The Conficker worm continues to be one of the most prevalent threats facing PCs running Windows, according to a new security report published by Microsoft.
For the first six months of the year, Microsoft found that more than 5 million computers were infected with Conficker, according to its latest Security Intelligence Report.
Conficker spreads either by exploiting a vulnerability in the Microsoft Windows Server service, through infected removable media or brute-forcing weak passwords on other PCs.
Conficker alarmed Microsoft so much when it appeared that Microsoft issued an emergency patch in October 2008 for the software vulnerability that allowed it to spread rapidly.
The worm is still circulating, mainly in enterprises, said Vinny Gullotto, general manager of the Microsoft Malware Protection Center.
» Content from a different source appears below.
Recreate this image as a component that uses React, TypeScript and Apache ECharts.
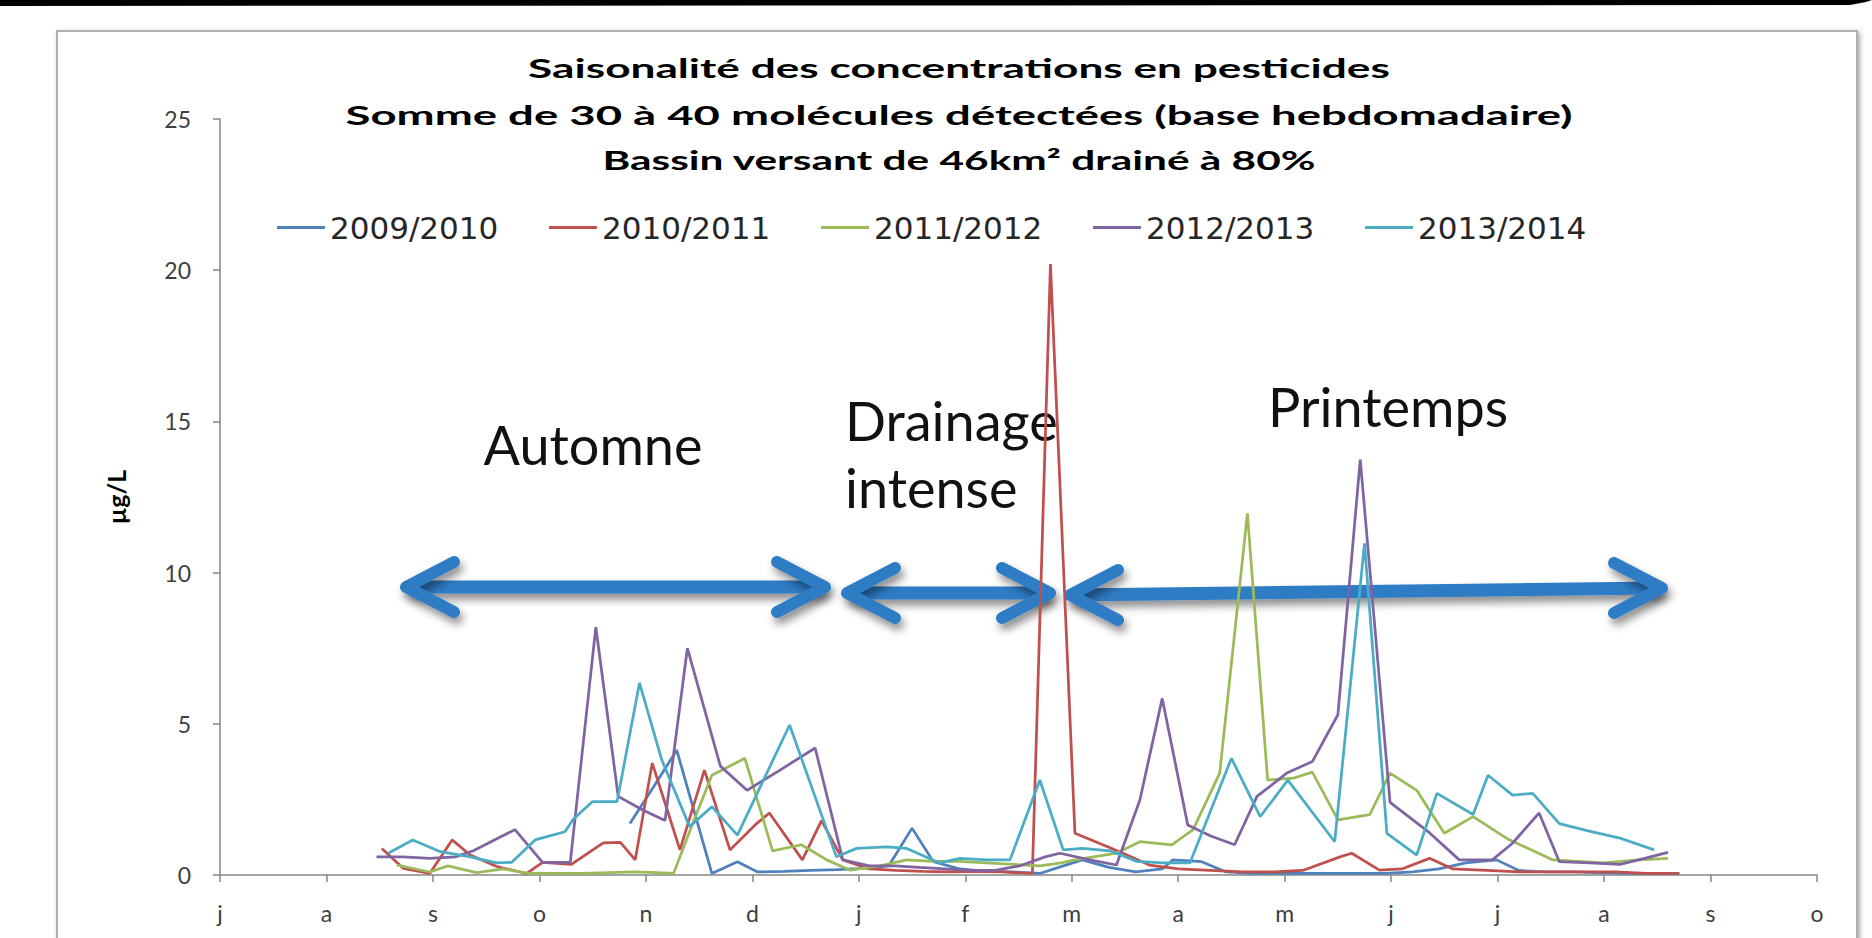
import React, { useEffect, useRef } from "react";
import * as echarts from "echarts";

// x positions are in months counted from 1 July (tick "j" = 0)
const monthLabels = ["j", "a", "s", "o", "n", "d", "j", "f", "m", "a", "m", "j", "j", "a", "s", "o"];
const yTicks = [0, 5, 10, 15, 20, 25];
const seriesNames = ["2009/2010", "2010/2011", "2011/2012", "2012/2013", "2013/2014"];
const seriesColors = ["#4F81BD", "#C0504D", "#9BBB59", "#8064A2", "#4BACC6"];

const s2009: [number, number][] = [
  [3.85, 1.7], [4.07, 2.9], [4.29, 4.13], [4.62, 0.05], [4.86, 0.44], [5.05, 0.1], [5.3, 0.12], [5.55, 0.15],
  [5.8, 0.18], [6.05, 0.22], [6.28, 0.3], [6.5, 1.55], [6.7, 0.44], [6.95, 0.2], [7.2, 0.12], [7.45, 0.1],
  [7.7, 0.05], [7.92, 0.3], [8.1, 0.5], [8.35, 0.25], [8.6, 0.1], [8.85, 0.2], [8.95, 0.5], [9.22, 0.44],
  [9.45, 0.1], [9.7, 0.05], [9.95, 0.05], [10.2, 0.05], [10.45, 0.05], [10.7, 0.05], [10.95, 0.05], [11.2, 0.1],
  [11.45, 0.2], [11.7, 0.4], [11.99, 0.5], [12.2, 0.15], [12.45, 0.1], [12.7, 0.1], [12.95, 0.08], [13.2, 0.05],
  [13.45, 0.05], [13.71, 0.05],
];
const s2010: [number, number][] = [
  [1.52, 0.88], [1.72, 0.22], [1.97, 0.05], [2.18, 1.16], [2.35, 0.66], [2.6, 0.28], [2.88, 0.05], [3.03, 0.42],
  [3.3, 0.35], [3.6, 1.06], [3.76, 1.08], [3.9, 0.5], [4.06, 3.7], [4.18, 2.38], [4.32, 0.83], [4.55, 3.47],
  [4.79, 0.83], [5.04, 1.7], [5.16, 2.05], [5.47, 0.5], [5.65, 1.8], [5.85, 0.5], [6.1, 0.2], [6.35, 0.15],
  [6.6, 0.12], [6.85, 0.1], [7.1, 0.12], [7.35, 0.1], [7.63, 0.05], [7.8, 20.2], [8.03, 1.38], [8.45, 0.77],
  [8.73, 0.33], [9.0, 0.2], [9.3, 0.15], [9.6, 0.1], [9.9, 0.1], [10.17, 0.15], [10.52, 0.6], [10.63, 0.72],
  [10.89, 0.16], [11.1, 0.2], [11.36, 0.55], [11.58, 0.2], [11.9, 0.15], [12.2, 0.1], [12.5, 0.1], [12.8, 0.1],
  [13.1, 0.1], [13.4, 0.05], [13.7, 0.05],
];
const s2011: [number, number][] = [
  [1.66, 0.33], [1.97, 0.1], [2.14, 0.3], [2.41, 0.08], [2.66, 0.2], [2.91, 0.05], [3.15, 0.05], [3.4, 0.05],
  [3.65, 0.08], [3.9, 0.1], [4.1, 0.08], [4.26, 0.05], [4.44, 1.7], [4.62, 3.3], [4.93, 3.86], [5.19, 0.8],
  [5.46, 1.0], [5.7, 0.5], [5.92, 0.16], [6.2, 0.3], [6.45, 0.5], [6.7, 0.45], [6.95, 0.45], [7.2, 0.4],
  [7.45, 0.35], [7.7, 0.3], [7.9, 0.4], [8.03, 0.5], [8.42, 0.72], [8.64, 1.1], [8.94, 1.0], [9.14, 1.5],
  [9.39, 3.37], [9.65, 11.96], [9.84, 3.14], [10.08, 3.2], [10.26, 3.4], [10.5, 1.82], [10.8, 2.0], [10.99, 3.37],
  [11.24, 2.8], [11.5, 1.38], [11.77, 1.93], [12.09, 1.2], [12.52, 0.5], [12.99, 0.4], [13.33, 0.5], [13.6, 0.55],
];
const s2012: [number, number][] = [
  [1.47, 0.6], [1.72, 0.6], [1.97, 0.55], [2.21, 0.6], [2.38, 0.8], [2.6, 1.2], [2.77, 1.5], [3.03, 0.42],
  [3.29, 0.42], [3.53, 8.2], [3.74, 2.6], [3.97, 2.15], [4.18, 1.8], [4.39, 7.5], [4.7, 3.6], [4.95, 2.8],
  [5.26, 3.47], [5.59, 4.2], [5.85, 0.5], [6.1, 0.3], [6.34, 0.3], [6.57, 0.25], [6.81, 0.2], [7.04, 0.15],
  [7.28, 0.15], [7.51, 0.3], [7.75, 0.6], [7.89, 0.72], [8.17, 0.5], [8.42, 0.33], [8.64, 2.48], [8.85, 5.84],
  [9.09, 1.65], [9.3, 1.3], [9.53, 1.0], [9.74, 2.6], [10.02, 3.37], [10.26, 3.75], [10.5, 5.3], [10.71, 13.74],
  [10.99, 2.4], [11.36, 1.4], [11.64, 0.5], [11.95, 0.5], [12.14, 1.05], [12.39, 2.05], [12.58, 0.44], [12.86, 0.4],
  [13.15, 0.35], [13.38, 0.55], [13.6, 0.75],
];
const s2013: [number, number][] = [
  [1.58, 0.72], [1.81, 1.16], [2.07, 0.77], [2.35, 0.6], [2.6, 0.4], [2.74, 0.42], [2.96, 1.16], [3.24, 1.43],
  [3.32, 1.85], [3.5, 2.43], [3.73, 2.43], [3.94, 6.35], [4.15, 3.8], [4.41, 1.6], [4.62, 2.26], [4.86, 1.32],
  [5.35, 4.96], [5.79, 0.6], [5.98, 0.88], [6.26, 0.93], [6.45, 0.88], [6.76, 0.4], [6.95, 0.55], [7.2, 0.5],
  [7.42, 0.5], [7.7, 3.14], [7.92, 0.83], [8.1, 0.88], [8.36, 0.8], [8.61, 0.45], [8.85, 0.4], [9.11, 0.4],
  [9.5, 3.86], [9.77, 1.93], [10.03, 3.14], [10.47, 1.1], [10.75, 10.97], [10.96, 1.38], [11.24, 0.66], [11.43, 2.7],
  [11.77, 2.0], [11.91, 3.3], [12.14, 2.64], [12.33, 2.7], [12.58, 1.7], [12.86, 1.45], [13.15, 1.22], [13.47, 0.83],
];
const seriesData = [s2009, s2010, s2011, s2012, s2013];

const titleLines = [
  "Saisonalité des concentrations en pesticides",
  "Somme de 30 à 40 molécules détectées (base hebdomadaire)",
  "Bassin versant de 46km² drainé à 80%",
];
const periodLabels = ["Automne", "Drainage", "intense", "Printemps"];

const ARROW = "#2E7BC4";

function arrow(x1: number, y1: number, x2: number, y2: number) {
  const shadow = {
    shadowBlur: 8,
    shadowColor: "rgba(0,0,0,0.45)",
    shadowOffsetX: 3,
    shadowOffsetY: 6,
  };
  const strokeStyle = {
    stroke: ARROW,
    lineWidth: 12,
    lineCap: "round",
    lineJoin: "round",
    fill: null,
    ...shadow,
  };
  const h = 6.5;
  return [
    {
      type: "polygon",
      z: 1,
      shape: { points: [[x1 + 2, y1 - h], [x2 - 2, y2 - h], [x2 - 2, y2 + h], [x1 + 2, y1 + h]] },
      style: { fill: ARROW, ...shadow },
    },
    { type: "polyline", z: 1, shape: { points: [[x1 + 48, y1 - 25], [x1, y1], [x1 + 48, y1 + 25]] }, style: strokeStyle },
    { type: "polyline", z: 1, shape: { points: [[x2 - 48, y2 - 25], [x2, y2], [x2 - 48, y2 + 25]] }, style: strokeStyle },
  ];
}

export default function App() {
  const ref = useRef<HTMLDivElement>(null);
  useEffect(() => {
    if (!ref.current) return;
    const chart = echarts.init(ref.current, null, { renderer: "svg" });
    const titleStretch = [1.7, 1.75, 1.63];
    chart.setOption({
      animation: false,
      backgroundColor: "#ffffff",
      grid: { left: 220, right: 55, top: 119, bottom: 63, containLabel: false },
      legend: seriesNames.map((name, i) => ({
        data: [name],
        left: 272 + i * 272,
        top: 207,
        icon: "rect",
        itemWidth: 48,
        itemHeight: 3,
        itemGap: 0,
        textStyle: { fontFamily: "DejaVu Sans", fontSize: 31, color: "#262626", padding: [0, 0, 0, 0] },
      })),
      xAxis: {
        type: "value",
        min: 0,
        max: 15,
        interval: 1,
        axisLine: { show: true, lineStyle: { color: "#868686", width: 1.5 } },
        axisTick: { show: true, length: 7, lineStyle: { color: "#868686", width: 1.5 } },
        splitLine: { show: false },
        axisLabel: {
          margin: 26,
          fontFamily: "Lato",
          fontSize: 23,
          color: "#404040",
          formatter: (v: number) => monthLabels[Math.round(v)] ?? "",
        },
      },
      yAxis: {
        type: "value",
        min: yTicks[0],
        max: yTicks[yTicks.length - 1],
        interval: 5,
        name: "µg/L",
        nameLocation: "middle",
        nameGap: 92,
        nameRotate: 90,
        nameTextStyle: { fontFamily: "Lato", fontWeight: "bold", fontSize: 25, color: "#000" },
        axisLine: { show: true, lineStyle: { color: "#868686", width: 1.5 } },
        axisTick: { show: true, length: 7, lineStyle: { color: "#868686", width: 1.5 } },
        splitLine: { show: false },
        axisLabel: { margin: 29, fontFamily: "Lato", fontSize: 23, color: "#404040" },
      },
      series: seriesNames.map((name, i) => ({
        name,
        type: "line",
        z: 3,
        data: seriesData[i],
        showSymbol: false,
        symbol: "none",
        color: seriesColors[i],
        lineStyle: { width: 2.75, color: seriesColors[i] },
      })),
      graphic: [
        {
          type: "rect",
          z: -10,
          shape: { x: 57, y: 31, width: 1800, height: 940 },
          style: {
            fill: "#ffffff",
            stroke: "#AFAFAF",
            lineWidth: 2,
            shadowBlur: 5,
            shadowColor: "rgba(0,0,0,0.35)",
            shadowOffsetX: 2,
            shadowOffsetY: 2,
          },
        },
        {
          type: "polygon",
          z: 10,
          shape: { points: [[0, 0], [1872, 0], [1866, 2], [1850, 5], [0, 6]] },
          style: { fill: "#000000" },
        },
        ...titleLines.map((t, i) => ({
          type: "text",
          z: 1,
          x: 959,
          y: [68, 115, 160][i],
          scaleX: titleStretch[i],
          style: {
            text: t,
            fontFamily: "Lato",
            fontWeight: "bold",
            fontSize: 26,
            fill: "#000000",
            align: "center",
            verticalAlign: "middle",
          },
        })),
        ...arrow(406, 587, 825, 587),
        ...arrow(847, 593, 1050, 593),
        ...arrow(1070, 595, 1662, 588),
        {
          type: "text",
          z: 1,
          x: 593,
          y: 444,
          style: { text: periodLabels[0], fontFamily: "Lato", fontSize: 54, fill: "#111", align: "center", verticalAlign: "middle" },
        },
        {
          type: "text",
          z: 1,
          x: 845,
          y: 420,
          style: { text: periodLabels[1], fontFamily: "Lato", fontSize: 54, fill: "#111", align: "left", verticalAlign: "middle" },
        },
        {
          type: "text",
          z: 1,
          x: 845,
          y: 487,
          style: { text: periodLabels[2], fontFamily: "Lato", fontSize: 54, fill: "#111", align: "left", verticalAlign: "middle" },
        },
        {
          type: "text",
          z: 1,
          x: 1268,
          y: 406,
          style: { text: periodLabels[3], fontFamily: "Lato", fontSize: 54, fill: "#111", align: "left", verticalAlign: "middle" },
        },
      ],
    });
    return () => chart.dispose();
  }, []);
  return (
    <div
      ref={ref}
      style={{ position: "fixed", left: 0, top: 0, width: 1872, height: 938, background: "#fff" }}
    />
  );
}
Due to its password-cracking ability, if Conficker gets on one PC in a company, it can often then rapidly spread.
Microsoft collects data on infections from its free security products such as Windows Defender, the Malicious Software Removal Tool (MSRT), Security Essentials as well as ones the company sells.
Another worm — called Taterf — took the number two spot for the most infections at 4.9 million. Taterf steals authentication and account information for massively multiplayer online games such as World of Warcraft and Lineage, among others, and spreads through infected drives such as a USB stick or an infected network drive.
Microsoft did see a decline of machines infected with Zlob, a notorious Trojan horse that spread by tricking people into believing it was actually a media codec, which is software used to encode and decode audio or video.
Microsoft’s free tools such as MSRT will remove Zlob. For the first half of the year, Microsoft saw only 2.3 million infections, dropping drastically from the 21.1 million infections the company counted for the same period a year prior.
Gullotto said that Microsoft received an e-mail from the supposed creators of Zlob saying that they were now “closing soon.” The e-mail, in broken English allegedly from “Russia,” complimented Microsoft on responding quickly to the threats.
But it’s just a small victory, as there are plenty of other security problems. Fake antivirus programs are among those.
The programs, which look like legitimate security software but do not work, badger people with pop-up menus saying their computer is infected. The annoying messages only subside after buying the software for as much as $60.
Microsoft continues to add detection for new families of rogue antivirus software in products such as Windows Defender and the MSRT, Gullotto said. Fewer PCs were found to have been infected in the latest reporting period: 13.7 million versus 16.8 million computers for the second half of 2008.